During Culver's nine-year tenure, Unit 4's test scores didn't show the same discrepancy as they do now. Now the superintendent of East St. Louis schools, his online biography touts his achievements in Unit 4, pointing out that "African American elementary math and reading scores improved by 30 percent and 26 percent, respectively, while the District worked to meet the mandates of a Federal Consent Decree."

But Culver's term dates back to the years of ISAT testing — years in which the cut-off scores were low enough to make "the ISAT look like an easy, undemanding test that was based on easy, undemanding standards," according to a report co-authored by University of Illinois-Chicago instructor Paul Zavitkovsky.

That led ISBE to enact "more rigorous" standards for future tests, according to the study co-authored by Zavitkovsky, whose 18 years as a principal included a stop at Chicago's Boone Elementary, a high-poverty school that became the first in the district ever to receive the International Reading Association's Exemplary Reading Program Award for the state.

UIC expert: It's fair to compare some numbers

Zavitkovsky, who specializes in studying assessments, said the argument that PARCC and ISAT results cannot be compared is a false one.

"It's definitely possible to compare results on the ISAT and PARCC, even though people don't feel like you can," he said. "What makes it possible to compare the two tests for predictive purposes is that if you score around the 50th percentile on the ISAT, the likelihood is that you'll score in the same location on the PARCC exam.

"But the results on the PARCC and ISAT did distribute in the same way. The way you can end up comparing the two, you see where a score falls on that scale of statewide distribution."

What the lowest categories mean for each test, however, is not exactly equivocal.

With ISAT, a low score meant a student's work "demonstrates limited knowledge and skills in the subject."

With PARCC, Level 1 means a student "did not meet expectations."

Some of the most useful PARCC data, Zavitkovsky says, can be found in comparing different subgroups within Unit 4 — including race and free lunch status — to the rest of the state.

Zavitkovsky, who analyzed the data, pointed specifically to:

In 2017, 214 third-grade African-American students who were eligible for the free lunch program tested below the median state score of around 712, earning a score in the 690s in English/Language Arts. The statewide median for this demographic was a score above 700 but below 725.

In the same year, 79 white third-graders who were also eligible for the free lunch program tested just below 725, compared to a statewide median that was just over 725.

"Part of the data that makes this worrisome is that students of color are coming out of third grade scoring a grade level or two below where they are," Zavitkovsky said. "A third-grade score is predictive of how a student might score (on a different test) in 11th grade unless there are major interventions."

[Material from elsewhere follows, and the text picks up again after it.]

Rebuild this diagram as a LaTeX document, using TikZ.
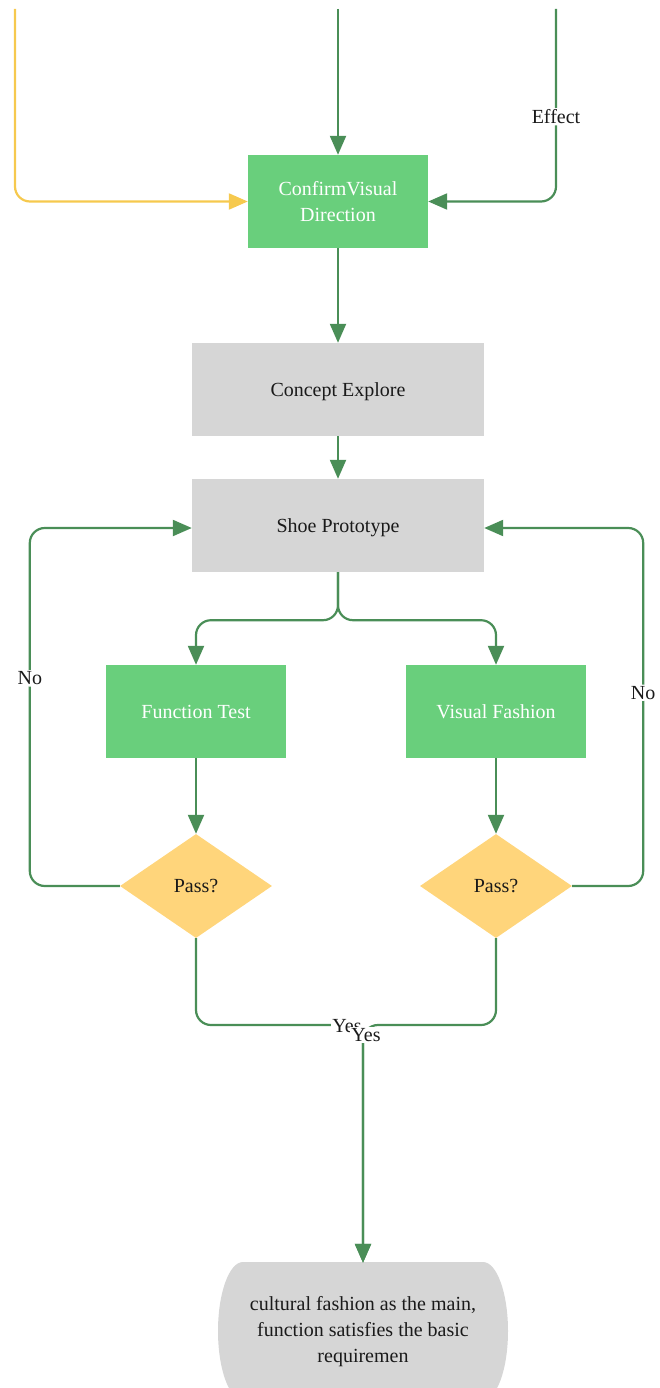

Zola says Unit 4's plan to narrow the achievement gap within the district is to assess what's working and what isn't. That will be determined by continued collaboration with the Education Equity Excellence Committee, made up of district staff and community members, and from informational retreats Unit 4 officials will attend later this year.

"As those plans move forward, we want to look at the things that we're doing to close that achievement gap," she said. "We want to continue to be thoughtful about what we need to add that will allow me as a superintendent to confirm what we're already doing and figure out what needs to be done."